Por Dadá G.
Al día siguiente del entierro, siguiendo una antigua rutina, Horacio y yo volvimos a salir de la casa a la hora habitual. Horacio siempre ha sido un animal de costumbres fijas. Colocó en mi cuello el mismo roído y deshilachado mecate que tanto tiempo ha usado y salimos al fresco de la mañana.
El aire nos daba de frente y el recién nacido sol nos hacía a ambos entrecerrar los ojos.
El anciano Horacio era ya puro pellejo y huesos. Su ropa vieja, gastada y remendada pesaba más que él. Yo sabía de memoria el camino habitual y lo recorría a toda prisa, siguiendo los olores, las caras conocidas, los sonidos estridentes del tráfico diario de la sucia ciudad.
Como era habitual nadie nos dirigía ni una mirada. Es más, normalmente algunos incluso volteaban hacia otro lado al intuir siquiera nuestra presencia. Algo típico del ser humano. Mis hermanos a veces guiados por nuestro olor o el sonido de mis jadeos al jalar al viejo nos miraban extrañados.
La falta de alimento y el peso de los años le impedían a Horacio moverse con la soltura con la que acostumbra andar cuando lo conocí y lo adopté, al igual que la lesión en su pierna derecha, producto de una mala caída.
En cada esquina, a pesar de que yo ya lo sabía, jalando el mecate y sin decir palabra alguna, hacía la señal de “ALTO” y con sus largas e impecables uñas rascaba mi cabeza.
La pérdida de Beatriz, su compañera, hacía ya cinco años, le había dejado desnutrido el corazón. Durante años, los tres habíamos compartido techo, comida, fríos y enfermedades. Su lenta, aunque indolora partida, produjo cambios en la existencia de Horacio que se manifestaban en muchos aspectos. Su amarilla e incompleta sonrisa ya no era la misma. Las carcajadas que años atrás despertaban a mis hermanos más cercanos, provocando que ellos a su vez, a voz en cuello y entre enfurecidos gritos de humanos, aclamaran el nombre de “HORACIO! HORACIO! HORACIO!” cada vez eran menos frecuentes. Incluso su microbiodiversidad personal sufría un desequilibrio. Los insectos se notaban molestos y agresivos. Las flores, marchitas y podridas desprendían un olor húmedo, pesado y caliente que íbamos regando diario desde hace cinco años por toda la ciudad rumbo al cementerio.
Siempre me ha maravillado la capacidad humana de aferrarse al pasado, de prensarse con uñas y dientes a un tiempo ya vivido, a una falsa realidad que los hace regresar a un punto de su existencia.
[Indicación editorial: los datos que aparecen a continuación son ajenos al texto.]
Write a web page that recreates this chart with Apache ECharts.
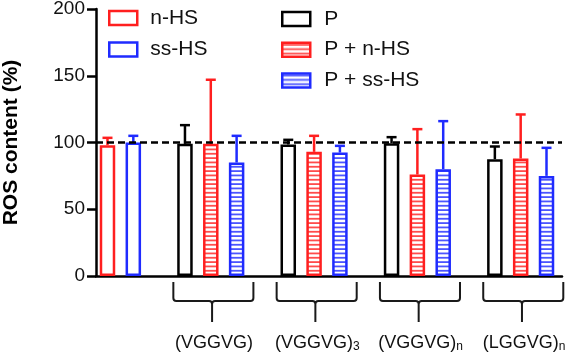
<!DOCTYPE html>
<html>
<head>
<meta charset="utf-8">
<script src="https://cdn.jsdelivr.net/npm/echarts@6/dist/echarts.min.js"></script>
<style>
  html, body { margin: 0; padding: 0; background: #fff; }
  #chart { width: 566px; height: 356px; }
</style>
</head>
<body>
<div id="chart"></div>
<script>
// 对照组 (slot 0, 1)
var nhsSlots = [0];
var nhsMean = [98];
var nhsTop = [103.5];
var sshsSlots = [1];
var sshsMean = [100];
var sshsTop = [105];

// 多肽分组，每组三根柱子：P, P + n-HS, P + ss-HS
var groupSlots = [3, 7, 11, 15];
var groupNames = ['(VGGVG)', '(VGGVG){sub|3}', '(VGGVG){sub|n}', '(LGGVG){sub|n}'];
var pMean = [99, 98.5, 99.5, 87.5];
var pTop = [113, 102, 104, 97];
var pnMean = [99, 93, 76, 88];
var pnTop = [147, 105, 110, 121];
var psMean = [85, 92.5, 80, 75];
var psTop = [105, 97.5, 116, 96];

var yTicks = [0, 50, 100, 150, 200];
var refLine = 100;

var FONT = 'Liberation Sans, Arial, Helvetica, sans-serif';
var RED = '#ff1f1f';
var BLUE = '#1f2bff';
var BLACK = '#000';

// 横条纹填充
function stripes(color) {
  var c = document.createElement('canvas');
  c.width = 4;
  c.height = 13;
  var ctx = c.getContext('2d');
  ctx.fillStyle = '#fff';
  ctx.fillRect(0, 0, 4, 13);
  ctx.fillStyle = color;
  ctx.globalAlpha = 0.8;
  [0, 4.33, 8.67].forEach(function (y) {
    ctx.fillRect(0, y + 1.2, 4, 1.8);
  });
  return { image: c, repeat: 'repeat' };
}

function shift(arr, d) {
  return arr.map(function (v) { return v + d; });
}

function barSeries(name, slots, vals, color, fill) {
  return {
    name: name,
    type: 'bar',
    data: slots.map(function (s, i) { return [s, vals[i]]; }),
    barWidth: 15.5,
    barGap: '-100%',
    itemStyle: { color: fill, borderColor: color, borderWidth: 2.5 },
    z: 2
  };
}

function errSeries(slots, mean, top, color) {
  return {
    type: 'custom',
    silent: true,
    z: 4,
    data: slots.map(function (s, i) { return [s, mean[i], top[i]]; }),
    encode: { x: 0, y: [1, 2] },
    renderItem: function (params, api) {
      var b = api.coord([api.value(0), api.value(1)]);
      var t = api.coord([api.value(0), api.value(2)]);
      var st = { stroke: color, lineWidth: 2.5 };
      return {
        type: 'group',
        children: [
          { type: 'line', shape: { x1: b[0], y1: b[1], x2: t[0], y2: t[1] }, style: st },
          { type: 'line', shape: { x1: t[0] - 5, y1: t[1], x2: t[0] + 5, y2: t[1] }, style: st }
        ]
      };
    }
  };
}

// 花括号形状
function bracePath(l, r, m, y0, y1, y2) {
  var k = 3;
  return [
    'M', l, y0, 'L', l, y1 - k, 'Q', l, y1, l + k, y1, 'L', m - k, y1, 'Q', m, y1, m, y1 + k, 'L', m, y2,
    'M', m, y1 + k, 'Q', m, y1, m + k, y1, 'L', r - k, y1, 'Q', r, y1, r, y1 - k, 'L', r, y0
  ].join(' ');
}

var chart = echarts.init(document.getElementById('chart'));

var legendText = { fontSize: 21, lineHeight: 21, color: '#111', fontFamily: FONT };

var option = {
  animation: false,
  grid: { left: 96, right: 4, top: 9, bottom: 80, containLabel: false, outerBoundsMode: 'none' },
  legend: [{
    data: ['n-HS', 'ss-HS'],
    orient: 'vertical',
    left: 108,
    top: 7.5,
    padding: 0,
    icon: 'rect',
    itemWidth: 28,
    itemHeight: 14,
    itemGap: 10.5,
    selectedMode: false,
    itemStyle: { borderWidth: 2.5 },
    textStyle: Object.assign({ padding: [0, 0, 0, 8] }, legendText)
  }, {
    data: ['P', 'P + n-HS', 'P + ss-HS'],
    orient: 'vertical',
    left: 281,
    top: 8.5,
    padding: 0,
    icon: 'rect',
    itemWidth: 28,
    itemHeight: 14,
    itemGap: 9.7,
    selectedMode: false,
    itemStyle: { borderWidth: 2.5 },
    textStyle: Object.assign({ padding: [0, 0, 0, 9] }, legendText)
  }],
  xAxis: {
    type: 'value',
    min: -0.445,
    max: 17.6,
    axisLine: { show: true, onZero: false, lineStyle: { color: BLACK, width: 2.5 } },
    axisTick: { show: false },
    axisLabel: { show: false },
    splitLine: { show: false }
  },
  yAxis: {
    type: 'value',
    min: yTicks[0],
    max: yTicks[yTicks.length - 1],
    interval: yTicks[1] - yTicks[0],
    name: 'ROS content (%)',
    nameLocation: 'middle',
    nameGap: 74,
    nameTextStyle: { fontSize: 21, fontWeight: 'bold', color: BLACK, fontFamily: FONT },
    axisLine: { show: true, onZero: false, lineStyle: { color: BLACK, width: 2.5 } },
    axisTick: { show: true, length: 9, lineStyle: { color: BLACK, width: 2.5 } },
    axisLabel: { fontSize: 19, color: '#111', margin: 11, fontFamily: FONT },
    splitLine: { show: false }
  },
  series: [
    barSeries('n-HS', nhsSlots, nhsMean, RED, '#fff'),
    barSeries('ss-HS', sshsSlots, sshsMean, BLUE, '#fff'),
    Object.assign(barSeries('P', groupSlots, pMean, BLACK, '#fff'), {
      markLine: {
        silent: true,
        symbol: 'none',
        z: 5,
        label: { show: false },
        lineStyle: { color: BLACK, type: [7, 4], width: 2.5 },
        data: [{ yAxis: refLine }]
      }
    }),
    barSeries('P + n-HS', shift(groupSlots, 1), pnMean, RED, stripes(RED)),
    barSeries('P + ss-HS', shift(groupSlots, 2), psMean, BLUE, stripes(BLUE)),
    errSeries(nhsSlots, nhsMean, nhsTop, RED),
    errSeries(sshsSlots, sshsMean, sshsTop, BLUE),
    errSeries(groupSlots, pMean, pTop, BLACK),
    errSeries(shift(groupSlots, 1), pnMean, pnTop, RED),
    errSeries(shift(groupSlots, 2), psMean, psTop, BLUE),
    // 分组括号和名称
    {
      type: 'custom',
      silent: true,
      data: groupSlots.map(function (s, i) { return [s, 0, i]; }),
      renderItem: function (params, api) {
        var s = api.value(0);
        var l = api.coord([s - 0.45, 0]);
        var r = api.coord([s + 2.65, 0]);
        var m = api.coord([s + 1.05, 0]);
        var base = l[1];
        var label = groupNames[api.value(2)].replace(/^([^{]+)/, '{m|$1}');
        return {
          type: 'group',
          children: [
            {
              type: 'path',
              shape: { pathData: bracePath(l[0], r[0], m[0], base + 6, base + 25, base + 46) },
              style: { stroke: '#1a1a1a', lineWidth: 2, fill: null }
            },
            {
              type: 'text',
              style: {
                text: label,
                x: m[0] + 2,
                y: base + 58,
                align: 'center',
                verticalAlign: 'top',
                fill: '#111',
                rich: {
                  m: { fontSize: 18, lineHeight: 18, verticalAlign: 'top', fontFamily: FONT, fill: '#111' },
                  sub: { fontSize: 12, padding: [7, 0, 0, 0], verticalAlign: 'top', fontFamily: FONT, fill: '#111' }
                }
              }
            }
          ]
        };
      }
    }
  ]
};

chart.setOption(option);
</script>
</body>
</html>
Dar vueltas sobre él como si fueran a acostarse encima, negando incluso lo que para sus sentidos es muy claro. Yo soy consciente de ello, pero mi propia lealtad me impide alejarme y seguir mi camino.
Seguí pues, andando de prisa, arrastrando conmigo aquel costal de huesos que era Horacio. Una a una las duras y tibias banquetas subían y bajaban, dando espacio a locales, casas, escuelas y museos hasta que llegamos por fin al cementerio, al lugar del último reposo de Beatriz. Cariñosamente depositó las flores azules cultivadas en casa sobre su tumba, mientras el sutil espíritu de la mujer, sólo visible para mi, miraba triste la lápida contigua.
Pasado un rato rodeamos el panteón y nos dispusimos al volver sobre el camino andado para regresar al siguiente día. Justo a la salida, imperceptibles para el viejo Horacio, aún están las marcas del accidente. El feroz golpe en la pared, el olor a llantas quemadas y las marcas en el pavimento.
Hace dos días, justo allí nos atropellaron.